Been noticing something interesting in the market lately. Bitcoin and US stocks are moving together way more than they were just a couple years ago. The 90-day correlation between Bitcoin and the S&P 500 just hit 0.60 - basically back to where we saw it in early 2023. For those not deep in the numbers, that's a pretty strong positive relationship. It means when stocks move, Bitcoin tends to follow now.



This is a big shift from what we experienced in late 2023 and early 2024. Back then Bitcoin was rallying hard on spot ETF hype while stocks were getting beat down by rate concerns. They were actually decoupled for a minute. But macro forces have realigned everything again. The Fed's moves are basically dictating both markets now. Rate cut signals? Both go up. Hawkish comments? Both tank.

What's driving this? A few things. Institutional money has matured massively. Major asset managers now hold Bitcoin alongside stocks and bonds as a legitimate portfolio component. When the same macro factors affect both asset classes, correlation naturally goes up. Then there's liquidity - when central banks tighten, risk assets across the board get hit. And geopolitical stuff hits both markets simultaneously too.

Here's where it gets real for investors though. A lot of people bought Bitcoin specifically as a non-correlated hedge. If this correlation sticks around, that hedge property basically disappears. Think about a traditional 60/40 stock-bond portfolio that adds 5% Bitcoin for diversification. With 0.6 correlation, your overall portfolio risk is way higher than if Bitcoin was uncorrelated. That math changes everything.

But here's the thing - correlation isn't permanent. History shows it swings around a lot. During the 2022 crypto winter it spiked above 0.7 during the selloffs, then dropped hard during Bitcoin's 2023 recovery. The pattern is pretty clear: correlation tends to spike during stress periods. When everything's calm, assets do their own thing.

Looking back at 2023 is actually helpful here. We had the SVB collapse and regional banking chaos that hammered both Bitcoin and stocks. But Bitcoin recovered faster and they temporarily decoupled. Today we're seeing similar macro conditions - lingering inflation concerns, uncertain rate paths, banking sector fragilities. The timeline basically repeats: crisis pushes correlation up, then specific catalysts cause decoupling.

For traders this opens up some angles. If you're expecting a stock market move, Bitcoin might be a leveraged way to play it now. But that cuts both ways - a stock crash would likely drag Bitcoin down with it. Long-term holders need to rethink their risk models. If correlation stays elevated, you might need to reduce Bitcoin exposure or pair it with truly uncorrelated stuff like gold or TIPS.

Structurally, spot Bitcoin ETF approval in early 2024 changed the game. Now retail and institutional investors can buy Bitcoin as easily as Apple stock through their regular brokerage accounts. Same investor base trading both assets naturally increases correlation. Plus high-frequency trading firms are applying the same algorithms to both markets now, so macro data releases create synchronized moves.

Will this correlation stick around?

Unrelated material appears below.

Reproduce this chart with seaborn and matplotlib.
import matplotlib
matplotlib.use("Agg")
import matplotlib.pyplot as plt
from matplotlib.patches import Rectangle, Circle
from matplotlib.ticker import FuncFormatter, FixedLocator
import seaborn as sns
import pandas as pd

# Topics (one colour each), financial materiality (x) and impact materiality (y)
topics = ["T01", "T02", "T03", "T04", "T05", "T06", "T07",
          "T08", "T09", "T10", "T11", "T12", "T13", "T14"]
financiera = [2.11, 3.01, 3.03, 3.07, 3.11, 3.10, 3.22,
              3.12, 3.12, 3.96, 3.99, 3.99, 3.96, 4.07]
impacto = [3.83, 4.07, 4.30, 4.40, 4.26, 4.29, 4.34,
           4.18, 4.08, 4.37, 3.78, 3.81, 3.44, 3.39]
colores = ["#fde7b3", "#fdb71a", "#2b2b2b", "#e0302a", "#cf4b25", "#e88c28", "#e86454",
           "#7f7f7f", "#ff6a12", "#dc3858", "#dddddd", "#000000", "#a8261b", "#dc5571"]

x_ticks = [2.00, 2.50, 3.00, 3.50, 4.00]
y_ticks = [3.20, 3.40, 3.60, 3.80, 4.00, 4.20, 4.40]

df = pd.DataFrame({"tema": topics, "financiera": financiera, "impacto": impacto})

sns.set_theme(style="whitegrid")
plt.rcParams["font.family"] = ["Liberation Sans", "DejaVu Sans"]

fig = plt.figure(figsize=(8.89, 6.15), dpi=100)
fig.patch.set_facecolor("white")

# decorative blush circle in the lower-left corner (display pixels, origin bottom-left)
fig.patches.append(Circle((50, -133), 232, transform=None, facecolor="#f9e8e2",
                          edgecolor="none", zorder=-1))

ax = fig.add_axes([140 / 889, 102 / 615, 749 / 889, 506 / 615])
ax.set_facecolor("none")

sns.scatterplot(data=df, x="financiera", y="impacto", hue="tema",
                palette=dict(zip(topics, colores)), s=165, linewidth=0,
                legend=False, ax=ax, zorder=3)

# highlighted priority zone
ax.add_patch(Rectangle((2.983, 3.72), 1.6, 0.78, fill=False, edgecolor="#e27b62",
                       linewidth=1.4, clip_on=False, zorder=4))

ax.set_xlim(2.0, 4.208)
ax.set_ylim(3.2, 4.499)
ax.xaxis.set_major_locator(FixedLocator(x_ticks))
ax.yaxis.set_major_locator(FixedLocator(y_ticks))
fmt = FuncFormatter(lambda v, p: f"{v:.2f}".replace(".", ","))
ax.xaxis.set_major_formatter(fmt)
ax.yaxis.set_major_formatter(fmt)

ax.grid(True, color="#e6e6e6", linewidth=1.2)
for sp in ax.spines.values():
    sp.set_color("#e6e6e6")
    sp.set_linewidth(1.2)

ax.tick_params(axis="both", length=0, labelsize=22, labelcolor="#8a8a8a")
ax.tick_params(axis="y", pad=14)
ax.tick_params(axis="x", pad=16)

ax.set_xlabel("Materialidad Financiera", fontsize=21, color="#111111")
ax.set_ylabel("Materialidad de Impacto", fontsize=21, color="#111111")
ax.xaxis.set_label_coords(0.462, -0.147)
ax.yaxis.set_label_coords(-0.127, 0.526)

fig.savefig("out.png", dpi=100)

That's the million dollar question. If the Fed pulls off a soft landing and cuts rates gradually, both markets could rally together and keep correlation high. A recession would do the same thing - both would fall. But decoupling would need a Bitcoin-specific catalyst. Something like major regulatory changes, a real scaling breakthrough, or post-halving mining dynamics shifting things. Those kinds of events could make Bitcoin move independently again.

The big picture here is that Bitcoin's matured into a mainstream asset. It's not some fringe experiment anymore - it responds to the same forces that move traditional equities. That's actually a sign of adoption and integration, but it also means you can't rely on it the way you might have five years ago. For portfolio management right now, the smart move is staying on top of macro indicators and being ready to adjust allocations if things shift. The Fed's next moves will probably dictate what happens with both markets.